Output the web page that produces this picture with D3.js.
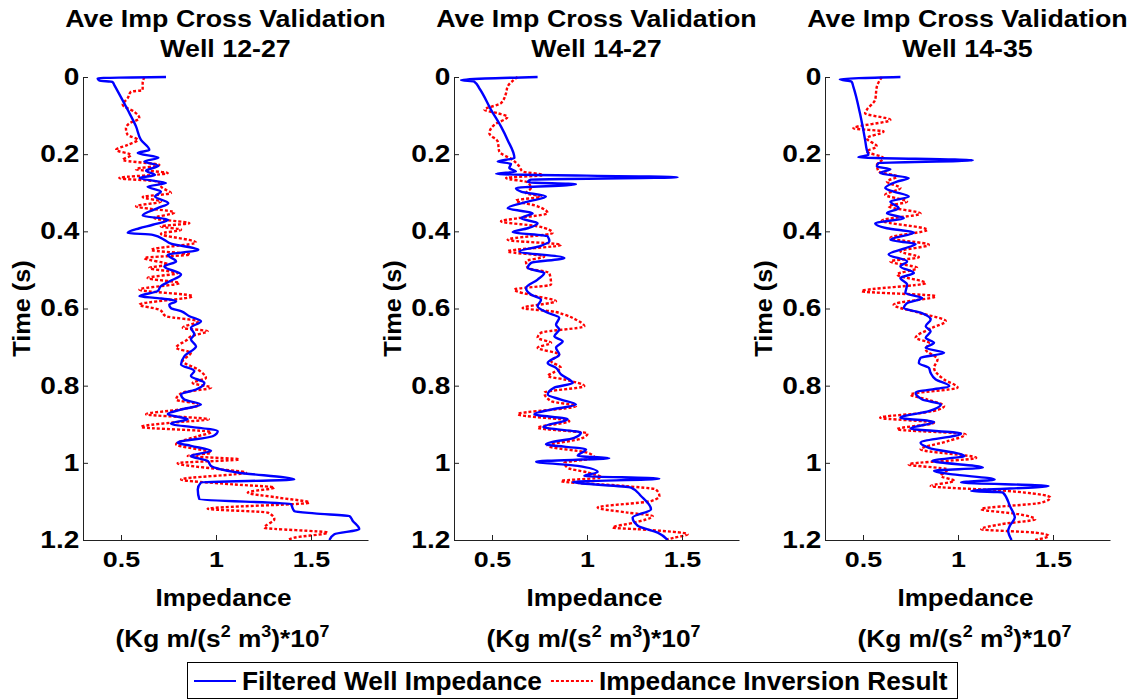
<!DOCTYPE html>
<html>
<head>
<meta charset="utf-8">
<script src="https://cdn.jsdelivr.net/npm/d3@7"></script>
<style>
  body { margin: 0; background: #fff; }
  text { font-family: "Liberation Sans", Arial, Helvetica, sans-serif; font-weight: bold; fill: #000; }
</style>
</head>
<body>
<div id="chart"></div>
<script>
// Data: [time (s), impedance]
var blue1227 = [[0.000,0.737],[0.003,0.377],[0.009,0.386],[0.013,0.456],[0.021,0.465],[0.085,0.535],[0.128,0.579],[0.163,0.605],[0.189,0.649],[0.197,0.588],[0.209,0.697],[0.219,0.623],[0.230,0.697],[0.243,0.632],[0.254,0.679],[0.262,0.597],[0.275,0.737],[0.284,0.640],[0.297,0.710],[0.310,0.679],[0.327,0.749],[0.340,0.693],[0.359,0.614],[0.370,0.749],[0.383,0.667],[0.392,0.597],[0.404,0.535],[0.409,0.667],[0.422,0.728],[0.432,0.763],[0.448,0.907],[0.461,0.746],[0.478,0.790],[0.491,0.728],[0.512,0.816],[0.530,0.754],[0.542,0.710],[0.555,0.693],[0.568,0.597],[0.573,0.693],[0.581,0.790],[0.590,0.754],[0.599,0.763],[0.607,0.816],[0.620,0.860],[0.633,0.921],[0.650,0.868],[0.667,0.886],[0.680,0.868],[0.698,0.895],[0.724,0.833],[0.745,0.816],[0.762,0.886],[0.775,0.868],[0.793,0.939],[0.810,0.895],[0.823,0.816],[0.836,0.833],[0.849,0.921],[0.862,0.816],[0.874,0.746],[0.887,0.851],[0.898,0.763],[0.918,1.009],[0.931,0.982],[0.948,0.798],[0.956,0.868],[0.969,0.974],[0.982,0.868],[0.995,0.956],[1.008,0.974],[1.025,1.114],[1.043,1.412],[1.051,0.921],[1.069,0.904],[1.094,0.912],[1.107,1.395],[1.113,1.400],[1.125,1.412],[1.131,1.518],[1.138,1.702],[1.150,1.719],[1.172,1.754],[1.185,1.623],[1.200,1.597]];
var red1227 = [[0.000,0.623],[0.016,0.614],[0.034,0.614],[0.038,0.553],[0.055,0.535],[0.072,0.509],[0.090,0.570],[0.107,0.597],[0.120,0.544],[0.133,0.526],[0.150,0.535],[0.163,0.588],[0.176,0.535],[0.189,0.474],[0.202,0.553],[0.215,0.509],[0.228,0.702],[0.239,0.579],[0.249,0.746],[0.262,0.491],[0.271,0.693],[0.288,0.719],[0.301,0.763],[0.311,0.614],[0.323,0.710],[0.335,0.579],[0.351,0.781],[0.366,0.676],[0.379,0.860],[0.387,0.710],[0.396,0.816],[0.406,0.710],[0.429,0.895],[0.448,0.658],[0.460,0.864],[0.469,0.623],[0.486,0.746],[0.495,0.649],[0.508,0.798],[0.521,0.640],[0.534,0.807],[0.551,0.597],[0.568,0.877],[0.590,0.597],[0.603,0.702],[0.620,0.737],[0.633,0.904],[0.650,0.825],[0.659,0.956],[0.672,0.868],[0.680,0.851],[0.702,0.790],[0.715,0.868],[0.736,0.825],[0.758,0.904],[0.780,0.947],[0.793,0.877],[0.805,0.974],[0.818,0.825],[0.836,0.790],[0.849,0.912],[0.862,0.807],[0.874,0.632],[0.887,0.962],[0.896,0.763],[0.907,0.605],[0.920,0.975],[0.931,0.904],[0.952,0.790],[0.974,0.974],[0.982,0.851],[0.991,1.123],[1.001,0.798],[1.017,1.026],[1.025,1.158],[1.043,0.816],[1.056,1.096],[1.064,1.307],[1.077,1.167],[1.090,1.325],[1.103,1.491],[1.119,0.956],[1.129,1.272],[1.146,1.307],[1.168,1.254],[1.181,1.588],[1.194,1.412],[1.200,1.377]];

var blue1427 = [[0.000,0.740],[0.008,0.337],[0.012,0.407],[0.029,0.433],[0.085,0.495],[0.128,0.547],[0.163,0.582],[0.210,0.618],[0.219,0.530],[0.225,0.600],[0.236,0.591],[0.245,0.626],[0.251,0.521],[0.260,1.477],[0.266,0.705],[0.273,0.688],[0.278,0.942],[0.288,0.626],[0.297,0.653],[0.310,0.784],[0.323,0.688],[0.340,0.582],[0.353,0.714],[0.366,0.653],[0.379,0.740],[0.392,0.688],[0.402,0.609],[0.413,0.793],[0.426,0.802],[0.439,0.749],[0.452,0.644],[0.469,0.881],[0.482,0.705],[0.495,0.688],[0.508,0.775],[0.525,0.740],[0.547,0.679],[0.564,0.705],[0.577,0.758],[0.594,0.740],[0.611,0.793],[0.624,0.854],[0.642,0.837],[0.654,0.854],[0.672,0.828],[0.685,0.872],[0.702,0.837],[0.719,0.854],[0.741,0.793],[0.754,0.837],[0.771,0.863],[0.793,0.925],[0.805,0.828],[0.823,0.793],[0.836,0.863],[0.849,0.942],[0.862,0.811],[0.874,0.723],[0.887,0.898],[0.907,0.770],[0.922,0.968],[0.935,0.933],[0.952,0.784],[0.965,0.995],[0.982,0.951],[0.988,1.117],[0.997,0.732],[1.008,0.951],[1.024,1.056],[1.034,0.986],[1.041,1.381],[1.050,0.925],[1.064,1.232],[1.086,1.284],[1.120,1.337],[1.142,1.240],[1.163,1.267],[1.181,1.372],[1.200,1.425]];
var red1427 = [[0.000,0.635],[0.025,0.582],[0.042,0.574],[0.068,0.547],[0.085,0.460],[0.094,0.530],[0.103,0.582],[0.124,0.512],[0.146,0.486],[0.167,0.530],[0.193,0.538],[0.215,0.609],[0.232,0.644],[0.245,0.661],[0.254,0.767],[0.262,0.574],[0.273,0.688],[0.288,0.705],[0.301,0.679],[0.310,0.758],[0.320,0.626],[0.335,0.740],[0.353,0.793],[0.366,0.635],[0.374,0.547],[0.387,0.740],[0.404,0.819],[0.422,0.582],[0.435,0.863],[0.452,0.582],[0.465,0.775],[0.478,0.679],[0.495,0.688],[0.508,0.802],[0.538,0.811],[0.551,0.617],[0.568,0.732],[0.581,0.837],[0.599,0.661],[0.607,0.811],[0.616,0.881],[0.629,0.942],[0.646,0.986],[0.663,0.758],[0.676,0.740],[0.689,0.811],[0.702,0.740],[0.719,0.854],[0.736,0.811],[0.754,0.863],[0.767,0.819],[0.775,0.793],[0.784,0.881],[0.801,0.986],[0.818,0.775],[0.840,0.811],[0.853,0.942],[0.874,0.635],[0.892,0.907],[0.909,0.740],[0.924,1.003],[0.937,0.970],[0.956,0.793],[0.974,1.003],[0.987,1.039],[1.000,0.881],[1.013,0.898],[1.025,1.003],[1.038,1.074],[1.047,0.863],[1.060,1.196],[1.069,1.363],[1.086,1.381],[1.099,1.337],[1.116,1.056],[1.129,1.214],[1.138,1.346],[1.155,1.249],[1.168,1.135],[1.172,1.267],[1.185,1.530],[1.194,1.460],[1.200,1.407]];

var blue1435 = [[0.000,0.697],[0.006,0.378],[0.012,0.440],[0.025,0.449],[0.094,0.484],[0.163,0.511],[0.189,0.520],[0.202,0.528],[0.208,0.475],[0.216,1.078],[0.223,0.582],[0.232,0.573],[0.239,0.644],[0.249,0.590],[0.262,0.741],[0.271,0.679],[0.288,0.617],[0.297,0.661],[0.310,0.741],[0.323,0.644],[0.340,0.688],[0.353,0.626],[0.366,0.715],[0.379,0.564],[0.392,0.626],[0.403,0.768],[0.422,0.644],[0.433,0.777],[0.445,0.715],[0.460,0.635],[0.478,0.732],[0.491,0.697],[0.508,0.768],[0.521,0.697],[0.538,0.732],[0.560,0.723],[0.573,0.812],[0.586,0.732],[0.599,0.715],[0.611,0.803],[0.629,0.856],[0.646,0.830],[0.659,0.856],[0.676,0.830],[0.689,0.874],[0.702,0.830],[0.715,0.927],[0.728,0.803],[0.741,0.794],[0.754,0.847],[0.767,0.856],[0.784,0.883],[0.801,0.954],[0.818,0.777],[0.836,0.812],[0.849,0.910],[0.866,0.847],[0.883,0.697],[0.894,0.874],[0.911,0.750],[0.924,1.016],[0.948,0.803],[0.961,0.847],[0.982,1.034],[0.995,0.865],[1.012,1.131],[1.021,0.874],[1.030,0.972],[1.043,1.193],[1.051,1.016],[1.060,1.477],[1.073,1.069],[1.077,1.237],[1.112,1.273],[1.142,1.299],[1.163,1.273],[1.176,1.264],[1.200,1.282]];
var red1435 = [[0.000,0.599],[0.025,0.573],[0.059,0.564],[0.085,0.520],[0.094,0.511],[0.111,0.644],[0.133,0.449],[0.141,0.608],[0.159,0.520],[0.180,0.573],[0.193,0.520],[0.210,0.608],[0.228,0.573],[0.245,0.582],[0.258,0.679],[0.271,0.626],[0.288,0.697],[0.305,0.617],[0.323,0.732],[0.335,0.635],[0.354,0.803],[0.372,0.599],[0.396,0.839],[0.417,0.644],[0.435,0.847],[0.452,0.697],[0.467,0.794],[0.478,0.644],[0.495,0.785],[0.512,0.679],[0.534,0.830],[0.555,0.493],[0.568,0.883],[0.590,0.661],[0.611,0.794],[0.633,0.936],[0.650,0.865],[0.676,0.777],[0.689,0.847],[0.706,0.830],[0.732,0.892],[0.754,0.874],[0.784,0.927],[0.805,0.998],[0.823,0.750],[0.836,0.839],[0.853,0.927],[0.870,0.821],[0.883,0.590],[0.896,0.874],[0.913,0.679],[0.926,1.040],[0.944,0.945],[0.965,0.803],[0.987,1.096],[1.004,0.741],[1.017,0.945],[1.034,0.910],[1.047,0.980],[1.060,0.856],[1.073,1.264],[1.090,1.486],[1.103,1.442],[1.120,1.122],[1.133,1.317],[1.146,1.406],[1.159,1.229],[1.172,1.122],[1.181,1.406],[1.189,1.477],[1.200,1.406]];

var wells = ["Well 12-27", "Well 14-27", "Well 14-35"];
var filtered = [blue1227, blue1427, blue1435];
var inverted = [red1227, red1427, red1435];
var timeTicks = [0, 0.2, 0.4, 0.6, 0.8, 1, 1.2];
var impTicks = [0.5, 1, 1.5];
var seriesNames = ["Filtered Well Impedance", "Impedance Inversion Result"];

// layout
var W = 1131, H = 700;
var panelLeft = [83, 454, 825], pw = 285, plotTop = 77, plotBottom = 540;

var svg = d3.select("#chart").append("svg")
    .attr("width", W)
    .attr("height", H);

var y = d3.scaleLinear().domain([0, 1.2]).range([plotTop, plotBottom]);
var x = d3.scaleLinear().domain([0.3, 1.8]).range([0, pw]);

var line = d3.line()
    .x(function(d) { return x(d[1]); })
    .y(function(d) { return y(d[0]); })
    .curve(d3.curveMonotoneY);

svg.append("clipPath").attr("id", "plotclip")
  .append("rect")
    .attr("x", 0).attr("y", plotTop - 3)
    .attr("width", pw).attr("height", plotBottom - plotTop + 3);

wells.forEach(function(well, i) {
  var g = svg.append("g").attr("transform", "translate(" + panelLeft[i] + ",0)");

  // lines
  var plot = g.append("g").attr("clip-path", "url(#plotclip)");
  plot.append("path")
    .datum(inverted[i])
    .attr("fill", "none")
    .attr("stroke", "#ff0000")
    .attr("stroke-width", 2.4)
    .attr("stroke-dasharray", "3,2")
    .attr("d", line);
  plot.append("path")
    .datum(filtered[i])
    .attr("fill", "none")
    .attr("stroke", "#0000ff")
    .attr("stroke-width", 2.4)
    .attr("d", line);

  // y axis
  var ya = g.append("g")
    .style("color", "#222")
    .call(d3.axisLeft(y).tickValues(timeTicks).tickSize(-5).tickSizeOuter(0).tickPadding(3)
      .tickFormat(function(d) { return String(d); }));
  ya.selectAll("text").style("font-size", "23px").attr("transform", "scale(1.22,1)");

  // x axis
  var xa = g.append("g")
    .attr("transform", "translate(0," + plotBottom + ")")
    .style("color", "#222")
    .call(d3.axisBottom(x).tickValues(impTicks).tickSize(-5).tickSizeOuter(0).tickPadding(11)
      .tickFormat(function(d) { return String(d); }));
  xa.selectAll("text").style("font-size", "22px").attr("transform", "scale(1.22,1)");

  // titles
  var cx = pw / 2;
  g.append("text")
    .attr("text-anchor", "middle")
    .attr("transform", "translate(" + cx + ",27) scale(1.14,1)")
    .style("font-size", "23.5px")
    .text("Ave Imp Cross Validation");
  g.append("text")
    .attr("text-anchor", "middle")
    .attr("transform", "translate(" + cx + ",57) scale(1.14,1)")
    .style("font-size", "23.5px")
    .text(well);

  // axis labels
  g.append("text")
    .attr("text-anchor", "middle")
    .attr("transform", "translate(-53," + ((plotTop + plotBottom) / 2) + ") rotate(-90) scale(1.1,1)")
    .style("font-size", "23px")
    .text("Time (s)");

  g.append("text")
    .attr("text-anchor", "middle")
    .attr("transform", "translate(" + (cx - 2) + ",606) scale(1.11,1)")
    .style("font-size", "23.5px")
    .text("Impedance");

  var units = g.append("text")
    .attr("text-anchor", "middle")
    .attr("transform", "translate(" + (cx - 3) + ",647) scale(1.12,1)")
    .style("font-size", "23.5px");
  units.append("tspan").text("(Kg m/(s");
  units.append("tspan").attr("dy", -10).style("font-size", "16px").text("2");
  units.append("tspan").attr("dy", 10).text(" m");
  units.append("tspan").attr("dy", -10).style("font-size", "16px").text("3");
  units.append("tspan").attr("dy", 10).text(")*10");
  units.append("tspan").attr("dy", -10).style("font-size", "16px").text("7");
});

// legend
var legend = svg.append("g");
legend.append("rect")
  .attr("x", 187.5).attr("y", 662.5)
  .attr("width", 770).attr("height", 36)
  .attr("fill", "#fff")
  .attr("stroke", "#000")
  .attr("stroke-width", 1);

var lx = 194;
seriesNames.forEach(function(name, i) {
  legend.append("line")
    .attr("x1", lx).attr("x2", lx + 42)
    .attr("y1", 681).attr("y2", 681)
    .attr("stroke", i === 0 ? "#0000ff" : "#ff0000")
    .attr("stroke-width", 2)
    .attr("stroke-dasharray", i === 0 ? null : "3,2");
  lx += 48;
  var t = legend.append("text")
    .attr("transform", "translate(" + lx + ",690) scale(1.05,1)")
    .style("font-size", "25px")
    .text(name);
  lx += t.node().getComputedTextLength() * 1.05 + 9;
});
</script>
</body>
</html>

+ + +

=== DIRECTIVE ===
Copy all lines from the listing that contain "picture".

=== OUTPUT OF THE EXERCISE ===
Output the web page that produces this picture with D3.js.

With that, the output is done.